The current roadblock to democracy started in July, barely 60 days prior to the date of the presidential election, when Riyale unilaterally declared that the voter registration list is to be shelved and will not be used for the upcoming election. A move that is unlawful and undoubtedly stands on flimsy legal grounds, contravenes the Electoral Law and breaks an agreement which all parties reached last year.
The very reason the election was postponed on numerous previous occasions was because Somaliland needed to register illegible citizens as the Electoral Laws required to avoid vote-rigging and to protect the integrity of the election. Barring a meltdown of the entire political system or other unforeseen catastrophic event occurring, with his ever declining popularity Riyale faces a certain landslide defeat at the ballot box . The only way he possibly can avert such a defeat is to adopt a strategy from which only he stands to gain and everyone else loses, that is to open the door for vote-rigging and election manipulation by utilizing the entire government machinery and resources in his favor.
Should Riyale have it his way and voter registration list be dropped altogether, with the way Riyale already micro-manages the political activities of the regional administrations across the country, and by experience from previous elections, it is not unthinkable that huge numbers of untraceable votes in favor of his party turn up at the close of the polls.
It is certain that a massive vote-rigging in favor of Riyale will take place if voter registration list is dropped, in which case the neither the opposition nor the public has any confidence in the discredited Supreme Court (which also acts as the Constitutional Court) for recourse. Even with massive rigging if Riyale can not offset the overwhelming popularity of the two opposition parties which will also be competing against one another, he will involve the Courts asking them to annul the election. The Courts have never ruled against Riyale even when his position directly contravened the constitution. Any court decision will be a repetition of its 2003 decision for which the judges (all appointed by Riyale) never gave any explanation of how they mysteriously arrived at their verdict which increased Riyale’s margin from 80 to 217 votes.
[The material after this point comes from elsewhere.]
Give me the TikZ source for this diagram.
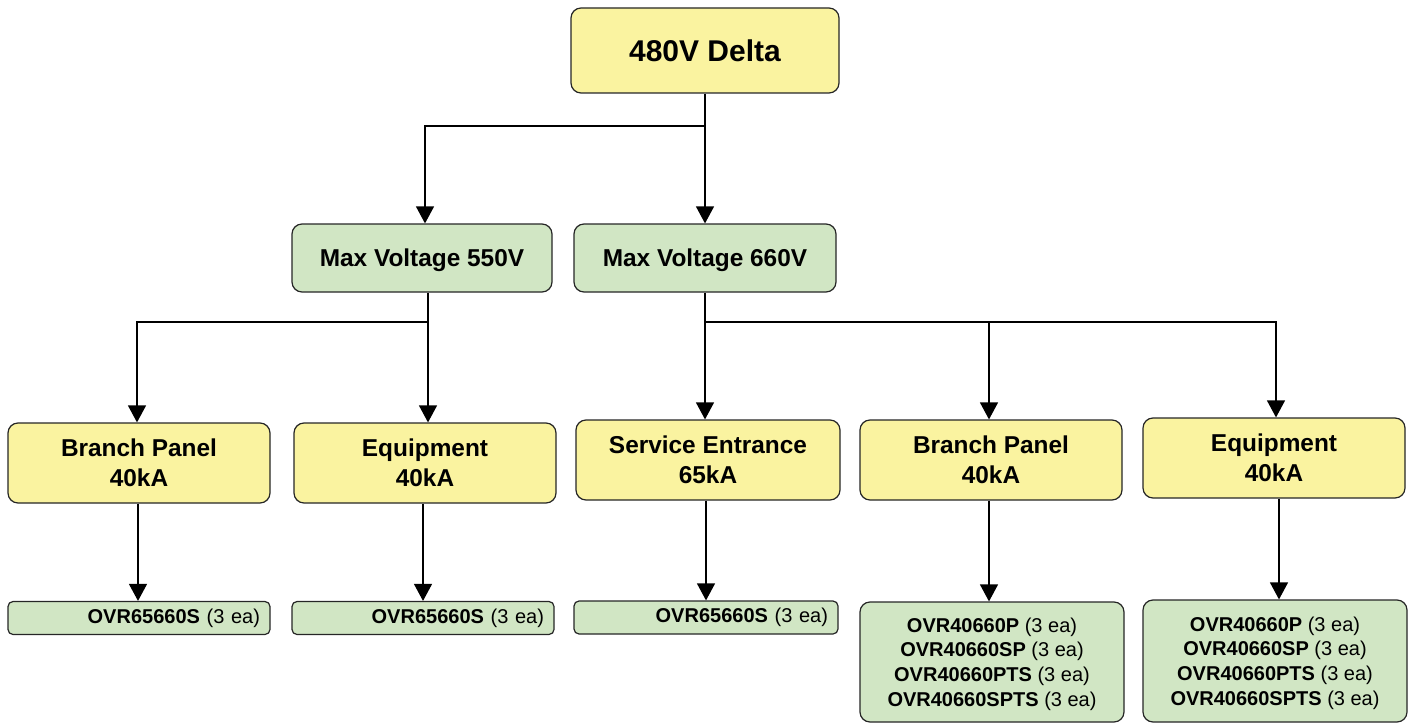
\documentclass[tikz,border=0pt]{standalone}
\usepackage{fontspec}
\setmainfont{Liberation Sans}
\usetikzlibrary{arrows.meta}
\definecolor{ylw}{RGB}{250,243,160}
\definecolor{grn}{RGB}{209,230,196}
\begin{document}
\begin{tikzpicture}[x=1pt,y=-1pt,
  box/.style={draw=black!85, line width=1.2pt, rounded corners=10pt, inner sep=0pt, align=center},
  ybox/.style={box, fill=ylw},
  gbox/.style={box, fill=grn},
  arr/.style={line width=1.2pt, -{Triangle[width=18pt,length=17pt]}},
  big/.style={font=\fontsize{30}{36}\selectfont\bfseries},
  mid/.style={font=\fontsize{24.4}{29.5}\selectfont\bfseries},
  small/.style={font=\fontsize{20}{24.8}\selectfont},
  onebox/.style={gbox, small, rounded corners=5pt, minimum width=#1, minimum height=33pt, text width=#1-20pt, align=right},
]
\useasboundingbox (0,0) rectangle (1409,725);
% level 1
\node[ybox, big, minimum width=268pt, minimum height=85pt] (top) at (705,50.5) {480V Delta};
% level 2
\node[gbox, mid, text depth=0pt, minimum width=260pt, minimum height=68pt] (m1) at (422,258) {Max Voltage 550V};
\node[gbox, mid, text depth=0pt, minimum width=262pt, minimum height=68pt] (m2) at (705,258) {Max Voltage 660V};
% level 3
\node[ybox, mid, minimum width=262pt, minimum height=80pt] (b1) at (139,463) {Branch Panel\\40kA};
\node[ybox, mid, minimum width=262pt, minimum height=80pt] (e1) at (425,463) {Equipment\\40kA};
\node[ybox, mid, minimum width=264pt, minimum height=80pt] (se) at (708,460) {Service Entrance\\65kA};
\node[ybox, mid, minimum width=262pt, minimum height=80pt] (b2) at (991,460) {Branch Panel\\40kA};
\node[ybox, mid, minimum width=262pt, minimum height=80pt] (e2) at (1274,458) {Equipment\\40kA};
% level 4
\node[onebox=262pt] (o1) at (139,618) {\textbf{OVR65660S} (3 ea)};
\node[onebox=262pt] (o2) at (423,618) {\textbf{OVR65660S} (3 ea)};
\node[onebox=264pt] (o3) at (706,617.5) {\textbf{OVR65660S} (3 ea)};
\node[gbox, small, text depth=0pt, minimum width=264pt, minimum height=120pt] (o4) at (992,662)
  {\textbf{OVR40660P} (3 ea)\\\textbf{OVR40660SP} (3 ea)\\\textbf{OVR40660PTS} (3 ea)\\\textbf{OVR40660SPTS} (3 ea)};
\node[gbox, small, text depth=0pt, minimum width=264pt, minimum height=122pt] (o5) at (1275,661)
  {\textbf{OVR40660P} (3 ea)\\\textbf{OVR40660SP} (3 ea)\\\textbf{OVR40660PTS} (3 ea)\\\textbf{OVR40660SPTS} (3 ea)};
% junctions
\coordinate (j1) at (705,126);
\coordinate (j2) at (428,322);
\coordinate (j3) at (705,322);
% connectors
\draw[arr] (top.south) -- (j1) -| ([xshift=3pt]m1.north);
\draw[arr] (j1) -- (m2.north);
\draw[arr] ([xshift=6pt]m1.south) -- (j2) -| ([xshift=-2pt]b1.north);
\draw[arr] (j2) -- ([xshift=3pt]e1.north);
\draw[arr] (m2.south) -- (j3) -- ([xshift=-3pt]se.north);
\draw[arr] (j3) -| ([xshift=-2pt]b2.north);
\draw[arr] (j3) -| ([xshift=2pt]e2.north);
\draw[arr] ([xshift=-1pt]b1.south) -- ([xshift=-1pt]o1.north);
\draw[arr] ([xshift=-2pt]e1.south) -- (o2.north);
\draw[arr] ([xshift=-2pt]se.south) -- (o3.north);
\draw[arr] ([xshift=-2pt]b2.south) -- ([xshift=-3pt]o4.north);
\draw[arr] ([xshift=5pt]e2.south) -- ([xshift=4pt]o5.north);
\end{tikzpicture}
\end{document}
Riyale believes that by applying a constant pressure including arrests of opposition figures and supporters, the opposition will eventually capitulate and fall in line with his demand for an election that is open to fraud and manipulation, or at least even if the opposition withstands the pressure he will stay on in power with or without another term extension thus buying few more months.
In the meantime the arrests and the intimidation continue across the country. A court in the eastern region of Sool sentenced Awil Ismail Farah, UCID party’s Secretary in the region to six months in jail. Mr. Farah who was held in prison for two weeks prior to the sentence, was accused by the governor of Sool region, Ali Mohamed Hassan (Ali-sandulle), of having planned and executed a peaceful public gathering that was held in Las Anod in conjunction with demonstrations held nationwide by the supporters of the two opposition parties three weeks ago.